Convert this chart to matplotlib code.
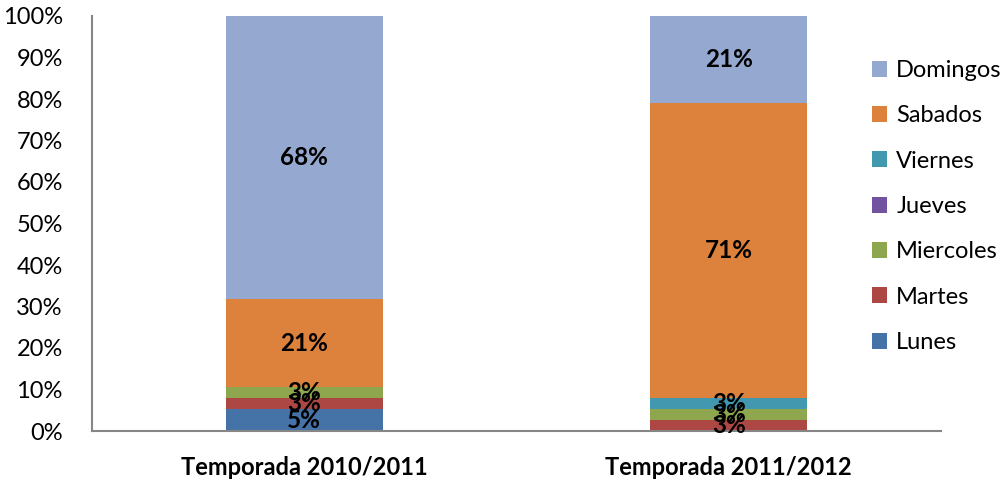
import matplotlib.pyplot as plt
import numpy as np

plt.rcParams['font.family'] = ['Lato', 'DejaVu Sans']

categories = ["Temporada 2010/2011", "Temporada 2011/2012"]
days = ["Lunes", "Martes", "Miercoles", "Jueves", "Viernes", "Sabados", "Domingos"]
lunes = [5.3, 0.0]
martes = [2.6, 2.6]
miercoles = [2.7, 2.6]
jueves = [0.0, 0.0]
viernes = [0.0, 2.8]
sabados = [21.1, 71.0]
domingos = [68.3, 21.0]
colors = ["#4572A7", "#AC4744", "#8EA74F", "#7153A0", "#4198AF", "#DD823D", "#95A9D0"]

series = [lunes, martes, miercoles, jueves, viernes, sabados, domingos]

fig = plt.figure(figsize=(10.05, 4.8), dpi=100)
ax = fig.add_axes([92 / 1005, 49 / 480, 849 / 1005, 415 / 480])

x = np.arange(len(categories))
bottom = np.zeros(len(categories))
handles = []
for name, vals, col in zip(days, series, colors):
    vals = np.array(vals)
    h = ax.bar(x, vals, 0.37, bottom=bottom, color=col, label=name)
    handles.append(h)
    for xi, v, b in zip(x, vals, bottom):
        if v > 0:
            ax.text(xi, b + v / 2, f"{round(v)}%", ha='center', va='center',
                    fontsize=17.5, fontweight='bold')
    bottom += vals

ax.set_xlim(-0.5, 1.5)
ax.set_ylim(0, 100)
ax.set_yticks(range(0, 101, 10))
ax.set_yticklabels([f"{t}%" for t in range(0, 101, 10)], fontsize=17)
ax.set_xticks(x)
ax.set_xticklabels(categories, fontsize=17, fontweight='bold')
ax.tick_params(axis='y', length=0, pad=21)
ax.tick_params(axis='x', length=0, pad=18)
for s in ['top', 'right']:
    ax.spines[s].set_visible(False)
for s in ['left', 'bottom']:
    ax.spines[s].set_color('#868686')
    ax.spines[s].set_linewidth(1.5)

fig.legend(handles[::-1], days[::-1], loc='upper left', bbox_to_anchor=(872 / 1005, 420 / 480),
           frameon=False, fontsize=17, handlelength=0.65, handleheight=0.65,
           handletextpad=0.38, labelspacing=1.03, borderpad=0, borderaxespad=0)

fig.savefig("out.png", dpi=100)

GIVEN EXERCISE:
Leaving the pictures aside, transcribe the entire listing exactly.

EXPECTED ANSWER:
Convert this chart to matplotlib code.
import matplotlib.pyplot as plt
import numpy as np

plt.rcParams['font.family'] = ['Lato', 'DejaVu Sans']

categories = ["Temporada 2010/2011", "Temporada 2011/2012"]
days = ["Lunes", "Martes", "Miercoles", "Jueves", "Viernes", "Sabados", "Domingos"]
lunes = [5.3, 0.0]
martes = [2.6, 2.6]
miercoles = [2.7, 2.6]
jueves = [0.0, 0.0]
viernes = [0.0, 2.8]
sabados = [21.1, 71.0]
domingos = [68.3, 21.0]
colors = ["#4572A7", "#AC4744", "#8EA74F", "#7153A0", "#4198AF", "#DD823D", "#95A9D0"]

series = [lunes, martes, miercoles, jueves, viernes, sabados, domingos]

fig = plt.figure(figsize=(10.05, 4.8), dpi=100)
ax = fig.add_axes([92 / 1005, 49 / 480, 849 / 1005, 415 / 480])

x = np.arange(len(categories))
bottom = np.zeros(len(categories))
handles = []
for name, vals, col in zip(days, series, colors):
    vals = np.array(vals)
    h = ax.bar(x, vals, 0.37, bottom=bottom, color=col, label=name)
    handles.append(h)
    for xi, v, b in zip(x, vals, bottom):
        if v > 0:
            ax.text(xi, b + v / 2, f"{round(v)}%", ha='center', va='center',
                    fontsize=17.5, fontweight='bold')
    bottom += vals

ax.set_xlim(-0.5, 1.5)
ax.set_ylim(0, 100)
ax.set_yticks(range(0, 101, 10))
ax.set_yticklabels([f"{t}%" for t in range(0, 101, 10)], fontsize=17)
ax.set_xticks(x)
ax.set_xticklabels(categories, fontsize=17, fontweight='bold')
ax.tick_params(axis='y', length=0, pad=21)
ax.tick_params(axis='x', length=0, pad=18)
for s in ['top', 'right']:
    ax.spines[s].set_visible(False)
for s in ['left', 'bottom']:
    ax.spines[s].set_color('#868686')
    ax.spines[s].set_linewidth(1.5)

fig.legend(handles[::-1], days[::-1], loc='upper left', bbox_to_anchor=(872 / 1005, 420 / 480),
           frameon=False, fontsize=17, handlelength=0.65, handleheight=0.65,
           handletextpad=0.38, labelspacing=1.03, borderpad=0, borderaxespad=0)

fig.savefig("out.png", dpi=100)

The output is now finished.